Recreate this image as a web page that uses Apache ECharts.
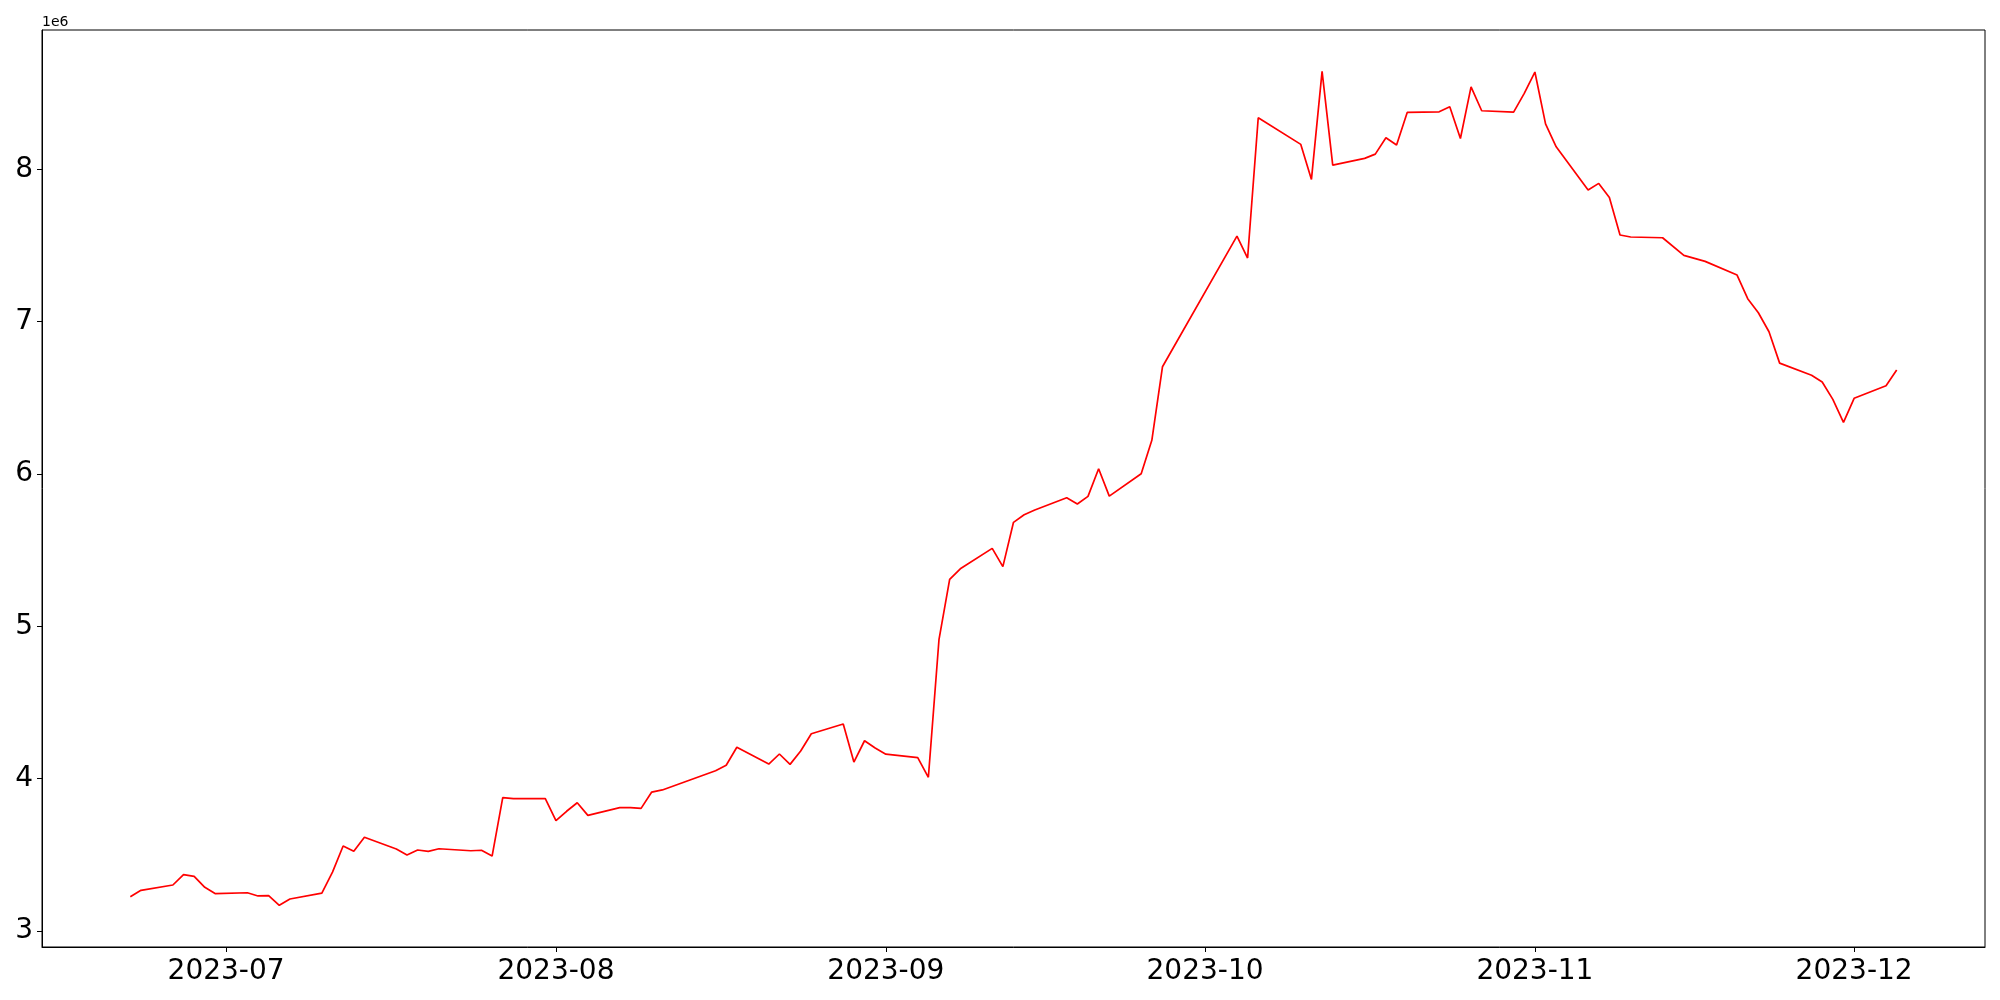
<!DOCTYPE html>
<html>
<head>
<meta charset="utf-8">
<script src="https://cdn.jsdelivr.net/npm/echarts@6/dist/echarts.min.js"></script>
<style>
  html, body { margin: 0; padding: 0; background: #fff; }
  #chart { width: 2000px; height: 1000px; }
</style>
</head>
<body>
<div id="chart"></div>
<script>
// trading days
var dates = [
  '2023-06-22','2023-06-23','2023-06-26','2023-06-27','2023-06-28','2023-06-29','2023-06-30',
  '2023-07-03','2023-07-04','2023-07-05','2023-07-06','2023-07-07',
  '2023-07-10','2023-07-11','2023-07-12','2023-07-13','2023-07-14',
  '2023-07-17','2023-07-18','2023-07-19','2023-07-20','2023-07-21',
  '2023-07-24','2023-07-25','2023-07-26','2023-07-27','2023-07-28',
  '2023-07-31','2023-08-01','2023-08-02','2023-08-03','2023-08-04',
  '2023-08-07','2023-08-08','2023-08-09','2023-08-10','2023-08-11',
  '2023-08-16','2023-08-17','2023-08-18',
  '2023-08-21','2023-08-22','2023-08-23','2023-08-24','2023-08-25',
  '2023-08-28','2023-08-29','2023-08-30','2023-08-31','2023-09-01',
  '2023-09-04','2023-09-05','2023-09-06','2023-09-07','2023-09-08',
  '2023-09-11','2023-09-12','2023-09-13','2023-09-14','2023-09-15',
  '2023-09-18','2023-09-19','2023-09-20','2023-09-21','2023-09-22',
  '2023-09-25','2023-09-26','2023-09-27',
  '2023-10-04','2023-10-05','2023-10-06',
  '2023-10-10','2023-10-11','2023-10-12','2023-10-13',
  '2023-10-16','2023-10-17','2023-10-18','2023-10-19','2023-10-20',
  '2023-10-23','2023-10-24','2023-10-25','2023-10-26','2023-10-27',
  '2023-10-30','2023-10-31','2023-11-01','2023-11-02','2023-11-03',
  '2023-11-06','2023-11-07','2023-11-08','2023-11-09','2023-11-10',
  '2023-11-13','2023-11-15','2023-11-17',
  '2023-11-20','2023-11-21','2023-11-22','2023-11-23','2023-11-24',
  '2023-11-27','2023-11-28','2023-11-29','2023-11-30','2023-12-01',
  '2023-12-04','2023-12-05'
];

var values = [
  3225000, 3267000, 3302000, 3370000, 3359000, 3287000, 3245000,
  3251000, 3230000, 3232000, 3169000, 3210000,
  3249000, 3387000, 3558000, 3523000, 3615000,
  3538000, 3499000, 3532000, 3523000, 3540000,
  3527000, 3530000, 3492000, 3875000, 3869000,
  3869000, 3724000, 3786000, 3842000, 3759000,
  3810000, 3810000, 3805000, 3912000, 3926000,
  4052000, 4088000, 4206000,
  4096000, 4162000, 4094000, 4182000, 4295000,
  4359000, 4109000, 4249000, 4201000, 4161000,
  4138000, 4009000, 4915000, 5309000, 5378000,
  5512000, 5392000, 5683000, 5733000, 5764000,
  5844000, 5803000, 5853000, 6035000, 5855000,
  6002000, 6221000, 6704000,
  7562000, 7418000, 8339000,
  8164000, 7934000, 8643000, 8028000,
  8072000, 8100000, 8208000, 8160000, 8374000,
  8378000, 8411000, 8203000, 8542000, 8385000,
  8376000, 8499000, 8639000, 8299000, 8148000,
  7864000, 7908000, 7816000, 7569000, 7556000,
  7551000, 7435000, 7396000,
  7306000, 7151000, 7059000, 6934000, 6728000,
  6648000, 6604000, 6490000, 6339000, 6497000,
  6580000, 6683000
];

var monthTicks = ['2023-07-01', '2023-08-01', '2023-09-01', '2023-10-01', '2023-11-01', '2023-12-01'];
var yTicks = [3000000, 4000000, 5000000, 6000000, 7000000, 8000000];

function toTime(s) {
  var p = s.split('-');
  return new Date(+p[0], +p[1] - 1, +p[2]).getTime();
}

function monthLabel(v) {
  var d = new Date(v);
  var m = d.getMonth() + 1;
  return d.getFullYear() + '-' + (m < 10 ? '0' + m : m);
}

var seriesData = dates.map(function (d, i) { return [toTime(d), values[i]]; });
var xTickTimes = monthTicks.map(toTime);

// matplotlib style 5% margins on the x range
var t0 = seriesData[0][0], t1 = seriesData[seriesData.length - 1][0];
var pad = (t1 - t0) * 0.05;

var mychart = echarts.init(document.getElementById('chart'));
mychart.setOption({
  animation: false,
  textStyle: { fontFamily: 'DejaVu Sans' },
  title: {
    text: '1e6',
    left: 42,
    top: 15,
    padding: 0,
    textStyle: { fontSize: 14, fontWeight: 'normal', color: '#000', fontFamily: 'DejaVu Sans' }
  },
  grid: {
    left: 42,
    top: 30,
    width: 1943,
    height: 917,
    show: true,
    borderColor: '#000',
    borderWidth: 1,
    backgroundColor: 'transparent',
    outerBoundsMode: 'none'
  },
  xAxis: {
    type: 'value',
    min: t0 - pad,
    max: t1 + pad,
    axisLine: { show: true, lineStyle: { color: '#000', width: 1 } },
    axisTick: { show: true, length: 5, lineStyle: { color: '#000' }, customValues: xTickTimes },
    axisLabel: {
      customValues: xTickTimes,
      fontSize: 28,
      fontFamily: 'DejaVu Sans',
      color: '#000',
      margin: 11,
      formatter: monthLabel
    },
    splitLine: { show: false }
  },
  yAxis: {
    type: 'value',
    min: 2895000,
    max: 8915000,
    axisLine: { show: true, lineStyle: { color: '#000', width: 1 } },
    axisTick: { show: true, length: 5, lineStyle: { color: '#000' }, customValues: yTicks },
    axisLabel: {
      customValues: yTicks,
      fontSize: 28,
      fontFamily: 'DejaVu Sans',
      color: '#000',
      margin: 9,
      formatter: function (v) { return String(Math.round(v / 1e6)); }
    },
    splitLine: { show: false }
  },
  series: [
    {
      type: 'line',
      data: seriesData,
      showSymbol: false,
      lineStyle: { color: '#ff0000', width: 1.7 },
      itemStyle: { color: '#ff0000' }
    }
  ]
});
</script>
</body>
</html>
-=-=-=-=-
*EXERCISE:* Do not copy the pictures, but repeat every line exactly.

*PROBLEM SOLUTION:*
Recreate this image as a web page that uses Apache ECharts.
<!DOCTYPE html>
<html>
<head>
<meta charset="utf-8">
<script src="https://cdn.jsdelivr.net/npm/echarts@6/dist/echarts.min.js"></script>
<style>
  html, body { margin: 0; padding: 0; background: #fff; }
  #chart { width: 2000px; height: 1000px; }
</style>
</head>
<body>
<div id="chart"></div>
<script>
// trading days
var dates = [
  '2023-06-22','2023-06-23','2023-06-26','2023-06-27','2023-06-28','2023-06-29','2023-06-30',
  '2023-07-03','2023-07-04','2023-07-05','2023-07-06','2023-07-07',
  '2023-07-10','2023-07-11','2023-07-12','2023-07-13','2023-07-14',
  '2023-07-17','2023-07-18','2023-07-19','2023-07-20','2023-07-21',
  '2023-07-24','2023-07-25','2023-07-26','2023-07-27','2023-07-28',
  '2023-07-31','2023-08-01','2023-08-02','2023-08-03','2023-08-04',
  '2023-08-07','2023-08-08','2023-08-09','2023-08-10','2023-08-11',
  '2023-08-16','2023-08-17','2023-08-18',
  '2023-08-21','2023-08-22','2023-08-23','2023-08-24','2023-08-25',
  '2023-08-28','2023-08-29','2023-08-30','2023-08-31','2023-09-01',
  '2023-09-04','2023-09-05','2023-09-06','2023-09-07','2023-09-08',
  '2023-09-11','2023-09-12','2023-09-13','2023-09-14','2023-09-15',
  '2023-09-18','2023-09-19','2023-09-20','2023-09-21','2023-09-22',
  '2023-09-25','2023-09-26','2023-09-27',
  '2023-10-04','2023-10-05','2023-10-06',
  '2023-10-10','2023-10-11','2023-10-12','2023-10-13',
  '2023-10-16','2023-10-17','2023-10-18','2023-10-19','2023-10-20',
  '2023-10-23','2023-10-24','2023-10-25','2023-10-26','2023-10-27',
  '2023-10-30','2023-10-31','2023-11-01','2023-11-02','2023-11-03',
  '2023-11-06','2023-11-07','2023-11-08','2023-11-09','2023-11-10',
  '2023-11-13','2023-11-15','2023-11-17',
  '2023-11-20','2023-11-21','2023-11-22','2023-11-23','2023-11-24',
  '2023-11-27','2023-11-28','2023-11-29','2023-11-30','2023-12-01',
  '2023-12-04','2023-12-05'
];

var values = [
  3225000, 3267000, 3302000, 3370000, 3359000, 3287000, 3245000,
  3251000, 3230000, 3232000, 3169000, 3210000,
  3249000, 3387000, 3558000, 3523000, 3615000,
  3538000, 3499000, 3532000, 3523000, 3540000,
  3527000, 3530000, 3492000, 3875000, 3869000,
  3869000, 3724000, 3786000, 3842000, 3759000,
  3810000, 3810000, 3805000, 3912000, 3926000,
  4052000, 4088000, 4206000,
  4096000, 4162000, 4094000, 4182000, 4295000,
  4359000, 4109000, 4249000, 4201000, 4161000,
  4138000, 4009000, 4915000, 5309000, 5378000,
  5512000, 5392000, 5683000, 5733000, 5764000,
  5844000, 5803000, 5853000, 6035000, 5855000,
  6002000, 6221000, 6704000,
  7562000, 7418000, 8339000,
  8164000, 7934000, 8643000, 8028000,
  8072000, 8100000, 8208000, 8160000, 8374000,
  8378000, 8411000, 8203000, 8542000, 8385000,
  8376000, 8499000, 8639000, 8299000, 8148000,
  7864000, 7908000, 7816000, 7569000, 7556000,
  7551000, 7435000, 7396000,
  7306000, 7151000, 7059000, 6934000, 6728000,
  6648000, 6604000, 6490000, 6339000, 6497000,
  6580000, 6683000
];

var monthTicks = ['2023-07-01', '2023-08-01', '2023-09-01', '2023-10-01', '2023-11-01', '2023-12-01'];
var yTicks = [3000000, 4000000, 5000000, 6000000, 7000000, 8000000];

function toTime(s) {
  var p = s.split('-');
  return new Date(+p[0], +p[1] - 1, +p[2]).getTime();
}

function monthLabel(v) {
  var d = new Date(v);
  var m = d.getMonth() + 1;
  return d.getFullYear() + '-' + (m < 10 ? '0' + m : m);
}

var seriesData = dates.map(function (d, i) { return [toTime(d), values[i]]; });
var xTickTimes = monthTicks.map(toTime);

// matplotlib style 5% margins on the x range
var t0 = seriesData[0][0], t1 = seriesData[seriesData.length - 1][0];
var pad = (t1 - t0) * 0.05;

var mychart = echarts.init(document.getElementById('chart'));
mychart.setOption({
  animation: false,
  textStyle: { fontFamily: 'DejaVu Sans' },
  title: {
    text: '1e6',
    left: 42,
    top: 15,
    padding: 0,
    textStyle: { fontSize: 14, fontWeight: 'normal', color: '#000', fontFamily: 'DejaVu Sans' }
  },
  grid: {
    left: 42,
    top: 30,
    width: 1943,
    height: 917,
    show: true,
    borderColor: '#000',
    borderWidth: 1,
    backgroundColor: 'transparent',
    outerBoundsMode: 'none'
  },
  xAxis: {
    type: 'value',
    min: t0 - pad,
    max: t1 + pad,
    axisLine: { show: true, lineStyle: { color: '#000', width: 1 } },
    axisTick: { show: true, length: 5, lineStyle: { color: '#000' }, customValues: xTickTimes },
    axisLabel: {
      customValues: xTickTimes,
      fontSize: 28,
      fontFamily: 'DejaVu Sans',
      color: '#000',
      margin: 11,
      formatter: monthLabel
    },
    splitLine: { show: false }
  },
  yAxis: {
    type: 'value',
    min: 2895000,
    max: 8915000,
    axisLine: { show: true, lineStyle: { color: '#000', width: 1 } },
    axisTick: { show: true, length: 5, lineStyle: { color: '#000' }, customValues: yTicks },
    axisLabel: {
      customValues: yTicks,
      fontSize: 28,
      fontFamily: 'DejaVu Sans',
      color: '#000',
      margin: 9,
      formatter: function (v) { return String(Math.round(v / 1e6)); }
    },
    splitLine: { show: false }
  },
  series: [
    {
      type: 'line',
      data: seriesData,
      showSymbol: false,
      lineStyle: { color: '#ff0000', width: 1.7 },
      itemStyle: { color: '#ff0000' }
    }
  ]
});
</script>
</body>
</html>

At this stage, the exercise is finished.